On a brisk morning at Silverstone Circuit, McLaren F1 star pilot Lando Norris, strapped himself into a car that’s unlike any he’s ever driven before—a full-scale Lego McLaren P1. Almost everything in this car, from the seats to the bodywork to the dashboard, is made of Lego pieces: 342,817 Lego Technic elements to be exact.
Lego has built other 1:1 car reproductions in the past, but the McLaren is special. You can actually race it, which is exactly what Norris did when he took a lap around the historic English race track. “It drives just like a real car. It drives pretty good!” Norris said.
This is the first life-sized, fully functional race car made of Lego Technic, a Lego system designed to build complex machines with fully functional mechanics. Unlike traditional Lego bricks, the Technic series uses pins, bolts, gears, and even electric motors to create mobile, articulated models, building an actual running car that behaved like a race car still seemed like an impossible design mission.
Building a car from Lego
Everything about this 2,690-pound marvel is hard to believe. Engineers had to first build a CAD model of the entire car out of 393 different types of Technic pieces—including 11 that were custom-molded for this model—to replicate the complex curves of the P1.
The resulting car is aesthetically accurate and structurally sound, mirroring the real P1’s aerodynamic form. The Lego body was albeit built on top of a metal chassis, the structural framework that supports all the components of the vehicle, including the engines, transmission, suspension, and body. “We worked hand in hand with McLaren’s engineers to ensure authenticity,” Lego Senior Project Manager Lukáš Horák says. “Their expertise helped us produce a model as close to the real McLaren P1 as possible.”
Take the bodywork, for example, made of three-arm pieces intricately linked together to form a pattern that resembles a fabric. Lego elements are made of hard ABS plastic, but when linked together in this special way, the resulting surface is actually flexible enough to mimic the metal bodywork of the original McLaren P1.
‘It handles quite well!’
But the most important part is that this is a fully drivable car. Instead of a conventional combustion engine, the car uses 768 Lego Power Function motors, arranged into eight motor packs. The motors simulate the P1’s V8 engine, making it capable of performing on the track.
The result—according to Norris, the Lego designers, and the McLaren engineers—is a Lego P1 that can steer and take on curves similar to its real-world counterpart.
Obviously, the original P1 is quite a different beast. Introduced in 2013, the P1 was designed to push the boundaries of performance and technology. It combines a 3.8-liter twin-turbocharged V8 combustion engine with an electric motor, capable of producing a total output of 903 horsepower and 664 lb-ft of torque. This power allows the P1 to accelerate from 0 to 60 mph in 2.8 seconds, with a top speed electronically limited to 217 mph.

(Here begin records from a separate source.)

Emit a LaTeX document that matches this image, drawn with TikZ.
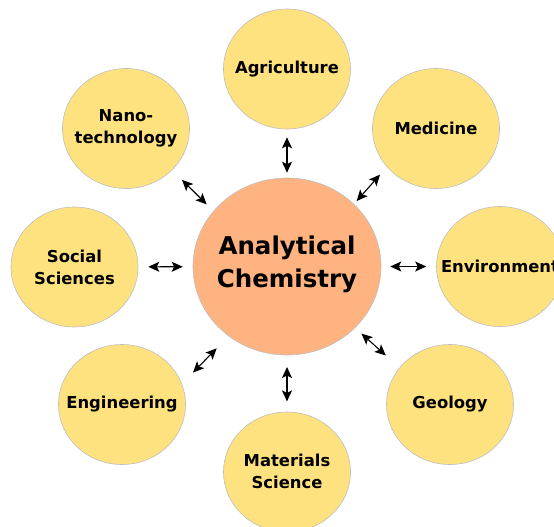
\documentclass[tikz,border=0pt]{standalone}
\usepackage{fontspec}
\setmainfont{DejaVu Sans}
\usetikzlibrary{shapes.geometric,arrows.meta}
\definecolor{outerfill}{RGB}{255,226,128}
\definecolor{corefill}{RGB}{255,179,128}
\definecolor{rim}{RGB}{190,190,190}
\tikzset{
  field/.style={ellipse,draw=rim,line width=0.6pt,fill=outerfill,inner sep=0pt,
    minimum width=127pt,minimum height=120pt},
  core/.style={ellipse,draw=rim,line width=0.6pt,fill=corefill,inner sep=0pt,
    minimum width=188pt,minimum height=177pt},
  ftext/.style={align=center,font=\fontsize{16.4}{22}\selectfont\bfseries,inner sep=0pt},
  ctext/.style={align=center,font=\fontsize{24.5}{33}\selectfont\bfseries,inner sep=0pt},
  link/.style={line width=1.1pt,{Stealth[length=11pt,width=10pt,inset=2.5pt]}-{Stealth[length=11pt,width=10pt,inset=2.5pt]}}
}
\begin{document}
\begin{tikzpicture}[x=1pt,y=-1pt]
\useasboundingbox (0,0) rectangle (554,527);
\clip (0,0) rectangle (554,527);
\node[core,label={[ctext,yshift=2pt]center:Analytical\\Chemistry}] (chem) at (287,266.5) {};
\node[field,label={[ftext]center:Agriculture}] (agri) at (287,69) {};
\node[field,label={[ftext]center:Medicine}] (med) at (436,128.5) {};
\node[field,label={[ftext]center:Environment}] (env) at (500,266.5) {};
\node[field,label={[ftext]center:Geology}] (geo) at (450,404.5) {};
\node[field,label={[ftext,yshift=1pt]center:Materials\\Science}] (mat) at (287,472) {};
\node[field,label={[ftext]center:Engineering}] (eng) at (122,404.5) {};
\node[field,label={[ftext]center:Social\\Sciences}] (soc) at (74.5,267) {};
\node[field,label={[ftext]center:Nano-\\technology}] (nano) at (126,128.5) {};
\draw[link,shorten <=5pt,shorten >=8pt] (chem) -- (agri);
\draw[link,shorten <=4pt,shorten >=10.3pt] (chem.43.8) -- (med.218.8);
\draw[link,shorten <=9pt,shorten >=10pt] (chem) -- (env);
\draw[link,shorten <=8.5pt,shorten >=18.3pt] (chem.318.9) -- (geo.144.5);
\draw[link,shorten <=11.7pt,shorten >=10.3pt] (chem) -- (mat);
\draw[link,shorten <=17pt,shorten >=15.8pt] (chem.230) -- (eng.19.9);
\draw[link,shorten <=10pt,shorten >=10pt] (chem) -- (soc);
\draw[link,shorten <=9.4pt,shorten >=13.8pt] (chem.143.1) -- (nano.318.2);
\end{tikzpicture}
\end{document}
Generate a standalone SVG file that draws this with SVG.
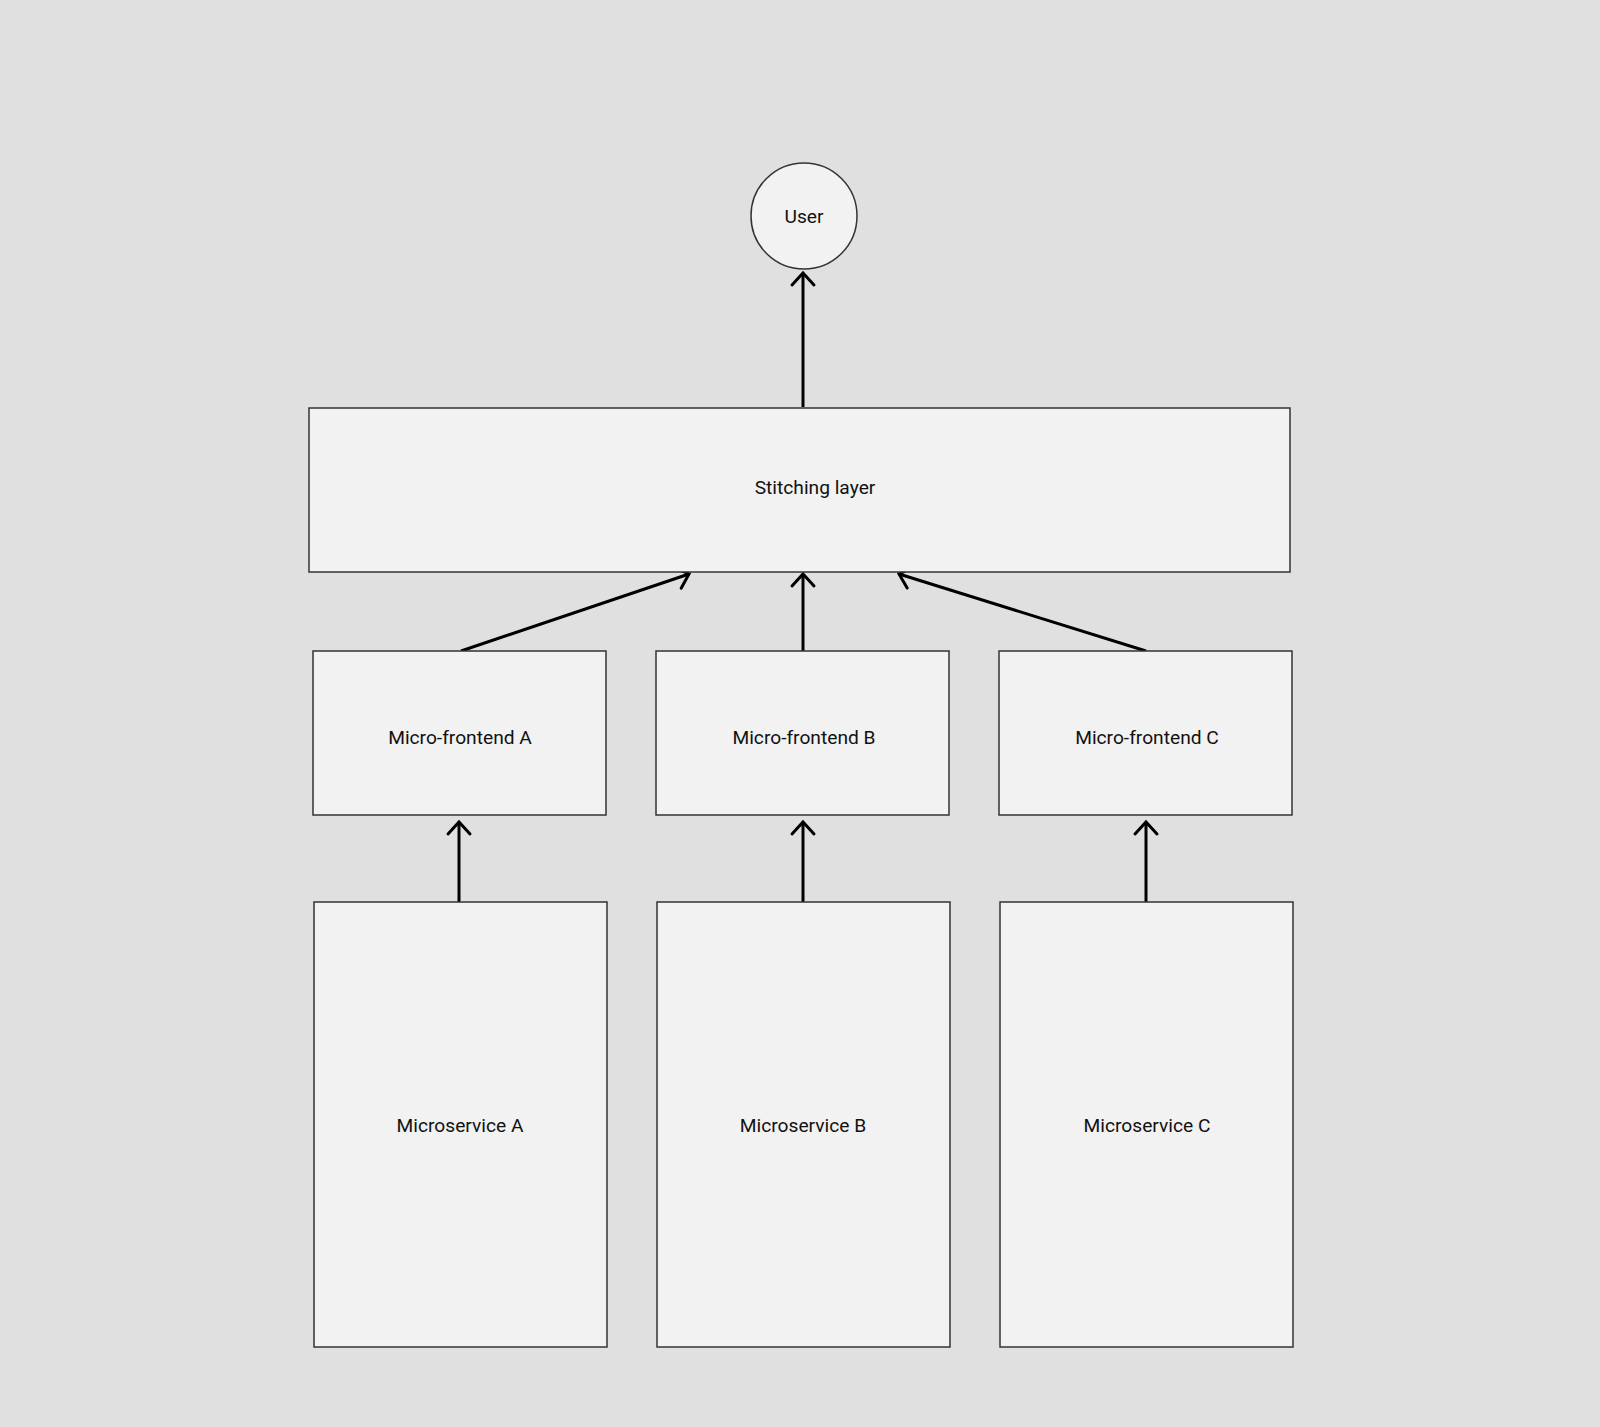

The car’s structure is built around a carbon-fiber monocoque chassis, ensuring lightweight yet high-strength construction. Its advanced aerodynamics, featuring an active rear wing and adjustable front flaps, allow it to generate up to 1,320 pounds of downforce at high speeds. Additionally, the P1 includes a sophisticated suspension system with adaptive dampers and hydraulic roll control, enabling the car to handle like a race car on the road. These features, combined with regenerative braking, make the McLaren P1 one of the most advanced and high-performing hypercars ever built.
“The car was an icon of its time,” says Ben Gulliver, Test & Development Director at McLaren. “I hope that through this collaboration, we inspire the next generation of engineers to push the boundaries of automotive innovation.”
Engineering through play
The life-sized car is a fancy way to promote Lego’s new 1:8 scale Technic McLaren P1, which has 3,893 pieces and features a 7-speed gearbox and V8 piston engine ($500). It embodies the Lego’s learning through play philosophy, which claims that humans learn to be creative and develop technological solutions through play. Studies show that play fosters cognitive engagement, creativity, and problem-solving, making it an ideal framework for teaching real-world skills like engineering and robotics.
Lego Technic is the most advanced expression of that brand ethos. It goes beyond the toys and display models of regular Lego to enables people to create real-world machinery, from actual robotic arms to autonomous rovers. Kids and adults alike have used Technic to create machines capable of performing practical tasks like sorting bricks or crushing cans for recycling. The sophistication of the Technic system—complete with hundreds of gears, cogs, axels, pneumatic components, electric motors, and programmable sensors—allows for genuine innovation in areas like mechanics and robotics.
This McLaren P1 is the pinnacle of Technic system. I just wish I could drive it—and yes, crash it too.